The nation is now the biggest clean energy investor on the planet.

Big Goals for 2016

China Solar EnergyChina has announced plans to increase wind and solar power capacity in the country 21 percent by the end of 2016. Chinese leaders already have agreed to reach the peak amount of carbon emissions by 2030, which will require less reliance on coal and getting about 20 percent of the country’s energy from clean energy.

At the end of 2015, China announced it will stop approving new coal mines over the next three years.

In addition, the country is moving forward with building hydro power in the southwest section of China, according to the country’s National Energy Administration.

Moving Forward

In addition to the above, the country also has floated the idea of a global energy grid that will significantly reduce pollution.

Liu Zhenya, who heads State Grid, the state-run agency that oversees the country’s power grid, said changes need to be made to meet the three biggest challenges facing the globe: energy scarcity, environmental pollution and climate change, according to RT News.

The $50 trillion project would use solar and wind power to produce energy for consumers worldwide and could be operational by 2050. Former U.S. energy official David Sandalow told the Wall Street Journal that roadblocks to the system are “institutional, not technical.”

Changing Direction Quickly

All of this adds up to a China that, while still suffering from smog issues in large cities such as Beijing, has committed to using clean energy in a big way in coming years.

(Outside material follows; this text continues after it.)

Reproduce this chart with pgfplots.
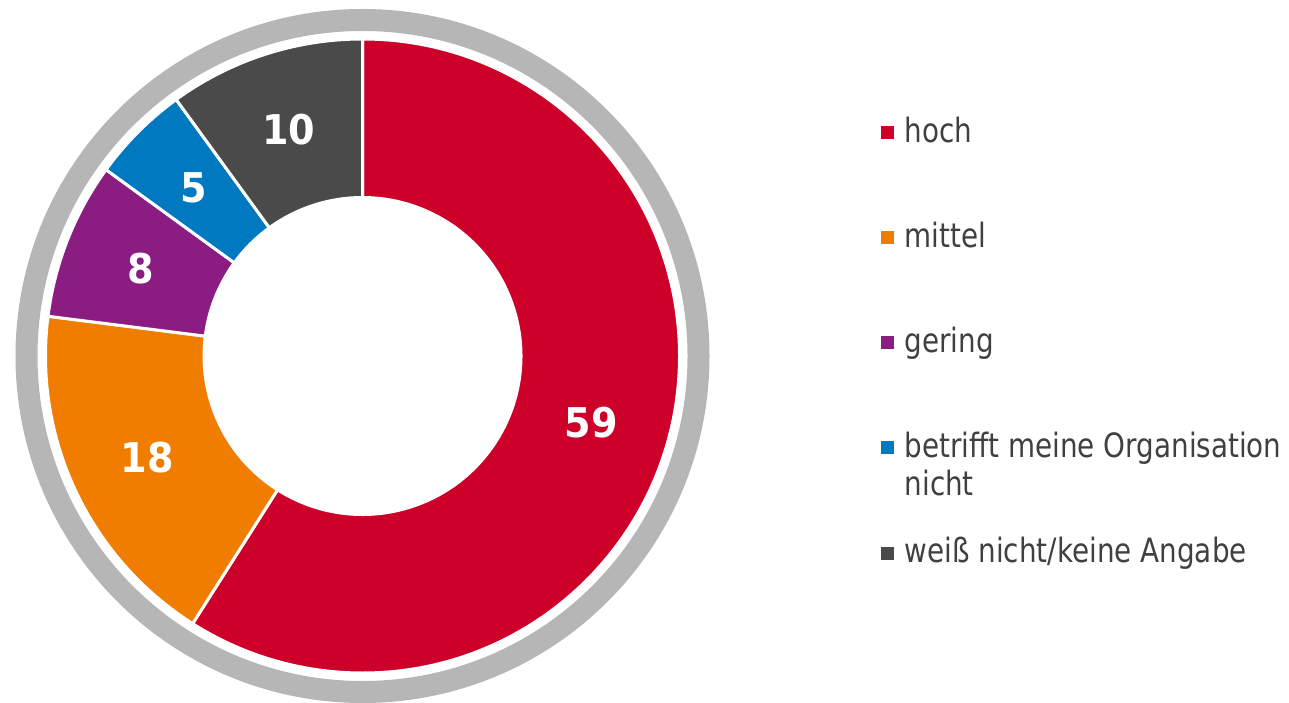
\documentclass[border=0pt]{standalone}
\usepackage{pgfplots}
\usepackage{pgfplotstable}
\pgfplotsset{compat=1.18}
\usepackage{fontspec}
\setmainfont{DejaVu Sans}
\newfontfamily\legfont[FakeStretch=0.83]{DejaVu Sans}
\newfontfamily\numfont[FakeStretch=0.93]{DejaVu Sans}
\definecolor{hochred}{RGB}{204,0,41}
\definecolor{mittelorange}{RGB}{240,125,0}
\definecolor{geringpurple}{RGB}{139,29,130}
\definecolor{betrifftblue}{RGB}{0,121,192}
\definecolor{weissgray}{RGB}{74,74,74}
\definecolor{ringgray}{RGB}{182,182,182}
\definecolor{textgray}{RGB}{64,64,64}

\pgfplotstableread{
key value
hoch 59
mittel 18
gering 8
betrifft 5
weiss 10
}\donutdata

\pgfplotstablegetelem{0}{value}\of\donutdata\edef\vA{\pgfplotsretval}
\pgfplotstablegetelem{1}{value}\of\donutdata\edef\vB{\pgfplotsretval}
\pgfplotstablegetelem{2}{value}\of\donutdata\edef\vC{\pgfplotsretval}
\pgfplotstablegetelem{3}{value}\of\donutdata\edef\vD{\pgfplotsretval}
\pgfplotstablegetelem{4}{value}\of\donutdata\edef\vE{\pgfplotsretval}
\pgfmathsetmacro\tot{\vA+\vB+\vC+\vD+\vE}
\pgfmathsetmacro\deg{360/\tot}
\pgfmathsetmacro\aA{90}
\pgfmathsetmacro\aB{\aA-\deg*\vA}
\pgfmathsetmacro\aC{\aB-\deg*\vB}
\pgfmathsetmacro\aD{\aC-\deg*\vC}
\pgfmathsetmacro\aE{\aD-\deg*\vD}
\pgfmathsetmacro\aF{\aE-\deg*\vE}
\pgfmathsetmacro\mA{(\aA+\aB)/2}
\pgfmathsetmacro\mB{(\aB+\aC)/2}
\pgfmathsetmacro\mC{(\aC+\aD)/2}
\pgfmathsetmacro\mD{(\aD+\aE)/2}
\pgfmathsetmacro\mE{(\aE+\aF)/2}

% centre (px, y up), radii in px; 1 px = 0.5 pt
\def\cx{362.5}
\def\cy{346}
\newcommand\slice[3]{%
  \fill[#1, draw=white, line width=1.5pt]
    (axis cs:{\cx+317*cos(#2)},{\cy+317*sin(#2)})
    arc[start angle=#2, end angle=#3, radius=158.5pt]
    -- (axis cs:{\cx+158.5*cos(#3)},{\cy+158.5*sin(#3)})
    arc[start angle=#3, end angle=#2, radius=79.25pt] -- cycle;}
\newcommand\slicelabel[2]{%
  \node[text=white, font=\numfont\bfseries\fontsize{20.5}{24}\selectfont]
    at (axis cs:{\cx+238*cos(#1)},{\cy+238*sin(#1)}) {#2};}

\begin{document}
\begin{tikzpicture}
\begin{axis}[
  x=0.5pt, y=0.5pt,
  xmin=0, xmax=1289, ymin=0, ymax=702,
  hide axis, clip=false,
  legend image code/.code={\fill[#1, draw=none] (0pt,14pt) rectangle (6.5pt,20.5pt);
    \pgfresetboundingbox
    \pgfpathrectangle{\pgfpoint{0pt}{2.5pt}}{\pgfpoint{12pt}{6.5pt}}%
    \pgfusepath{use as bounding box}},
  legend cell align=left,
  legend style={draw=none, fill=none, at={(axis cs:880.7,588)}, anchor=north west,
    inner sep=0pt, outer sep=0pt, row sep=0pt, column sep=0pt,
    nodes={inner sep=0pt, outer sep=0pt, text height=14pt, text depth=38.62pt,
      text=textgray, font=\legfont\fontsize{16.75}{19}\selectfont}},
]
\draw[ringgray, line width=11pt] (axis cs:\cx,\cy) circle[radius=168pt];
\slice{hochred}{\aA}{\aB}
\slice{mittelorange}{\aB}{\aC}
\slice{geringpurple}{\aC}{\aD}
\slice{betrifftblue}{\aD}{\aE}
\slice{weissgray}{\aE}{\aF}
\slicelabel{\mA}{\vA}
\slicelabel{\mB}{\vB}
\slicelabel{\mC}{\vC}
\slicelabel{\mD}{\vD}
\slicelabel{\mE}{\vE}
\addlegendimage{hochred}
\addlegendentry{hoch}
\addlegendimage{mittelorange}
\addlegendentry{mittel}
\addlegendimage{geringpurple}
\addlegendentry{gering}
\addlegendimage{betrifftblue}
\addlegendentry{\vtop{\hbox{betrifft meine Organisation}\hbox{nicht}}}
\addlegendimage{weissgray}
\addlegendentry{weiß nicht/keine Angabe}
\end{axis}
\pgfresetboundingbox
\path (current axis.south west) rectangle (current axis.north east);
\end{tikzpicture}
\end{document}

What may surprise some people is the speed at which Chinese leadership has changed direction.

In addition to the closing of the coal plants. China’s solar power capacity increased 74 percent in 2015 over 2014 levels. Also in 2015, wind power capacity increased 34 percent. Meanwhile, coal consumption fell by 3.4 percent.

Adding all that together, 20 percent of China’s energy production already comes from wind, solar, nuclear power, natural gas and hydropower.

“China’s official 2015 wind installations are an all-time global record of 32.5 gigawatts. China is the only nation to have come anywhere near this,” Tim Buckley, of the Institute for Energy Economics and Financial Analysis, told New Scientist.

While it remains the world’s largest carbon polluter, China is making moves – and very fast – to become a leader in the solar power energy as well as other clean energy initiatives. Such moves are making people more likely to believe the country’s estimates that China will cut carbon emissions 60 percent by 2020.